Shurtleff also commented that there may be some constitutional questions over the legitimacy of the voucher program. Even with legal questions, according to our Attorney General, HB174 adjusts the previously passed voucher bill with “sensible” amendments along with “mitigation monies” which would help the voucher program to continue.

Fortunately, other legal opinions are in favor of the “people”. A former Utah Supreme Court Chief Justice, Michael Zimmerman, cites that the Utah Constitution forbids using public funds for religious education. Other attorneys also agree with Zimmerman and believe the voucher program will more than likely be defeated in the courts. What’s more, the Florida Supreme Court struck down their voucher program for the same constitutional reasons.

But regardless of what the legal questions are surrounding vouchers, a more important question needs to be addressed. What about the will of the people? Over the years, so many polls have shown that Utahns are against private school vouchers. Yet, our elected leaders and Republican controlled legislature are comfortable in ignoring what the citizens want. Instead of “We the People”, Republican lawmakers believe that they “Are The People”. If our elected leaders feel that they represent Utah and they feel that vouchers are justifiable, then why are they worried about a referendum?

Yet, in the past few weeks, Parents For Choice (PCE) has sent letters to their Republican “friends” and urging all good Republicans to not sign the petition. Using their usual “evil liberal” vocabulary, they are implying that the “liberal” petition supporters are trying to overturn a law passed by the Republican-led legislature. The letter also states that the “liberal education unions” are trying to force their “liberal” agendas on our children. As I read the letter, sent out by Doug Holmes, PCE Chairman, I could not help but chuckle over his choice of words. Since when did underpaid teachers (“unions”) have a monopoly on education?

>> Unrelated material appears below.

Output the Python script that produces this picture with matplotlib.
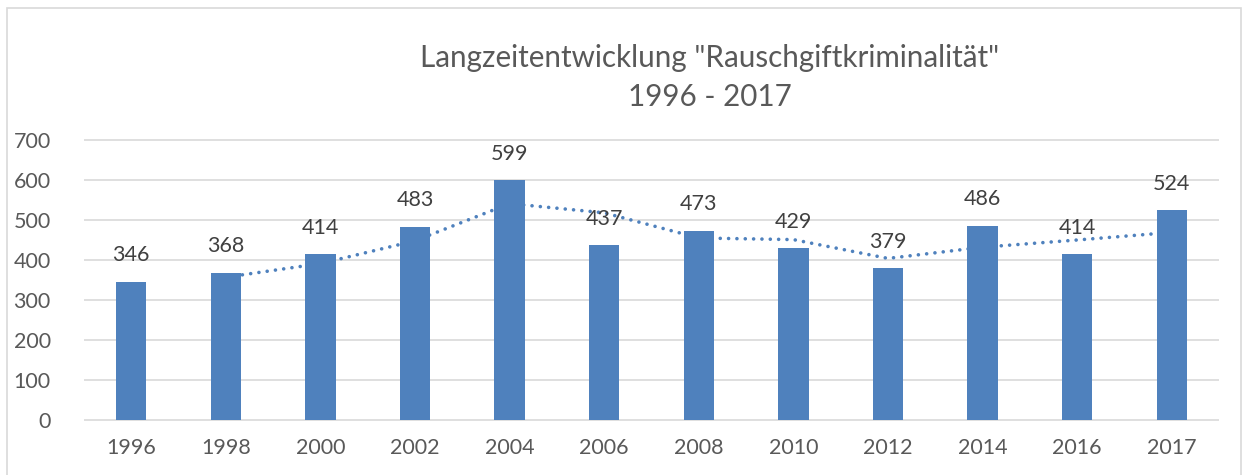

A quote from President Kennedy’s historian, John Kenneth Galbraith, sums up the intent of PCE and our Republican controlled Legislature. He said, “The modern conservative is engaged in one of man’s oldest exercises in moral philosophy: that is the search for a superior moral justification for selfishness.”

To read Republican Vice Chair Todd Weiler's article click here.


A single mom said...

Good article - although you know I don't agree with it.

One point of order

"President Kennedy’s historian, John Kenneth Galbraith.."

Galbraith was an economist, Arthur Schleisnger, Jr - who recently passed away was Kennedy's historian.

Frank Staheli said...

It's inflammatory to impute words to the Attorney General that he did not say. He did not give his opinion as to whether he liked vouchers, as he should not have. From a legal perspective, he said that the referendum is barking up the wrong tree. That's all.

You may be right that vouchers will be struck down constitutionally in court. In my opinion, they should not be. In my opinion they are constitutional.

Richard Watson said...

Galbraith was both, an economist and a historian.
Kennedy had several historians. Schleisnger was the most popular one because of the many books he authored.
But, thanks for pointing that out. It's nice to know there are some who are paying attention.
No problem with disagreeing, but you do agree that the will of the people has been lost in the voucher debate. If the people want a vote, then I see no problem with the people voicing their opinion through a referendum.
By the way, in an earlier post, are you really a male with a wife? or was that joke?

A single mom said...

that was a joke in poor taste...I am a single mother

Anonymous said...

Relax Ma, or do I need to call your wife.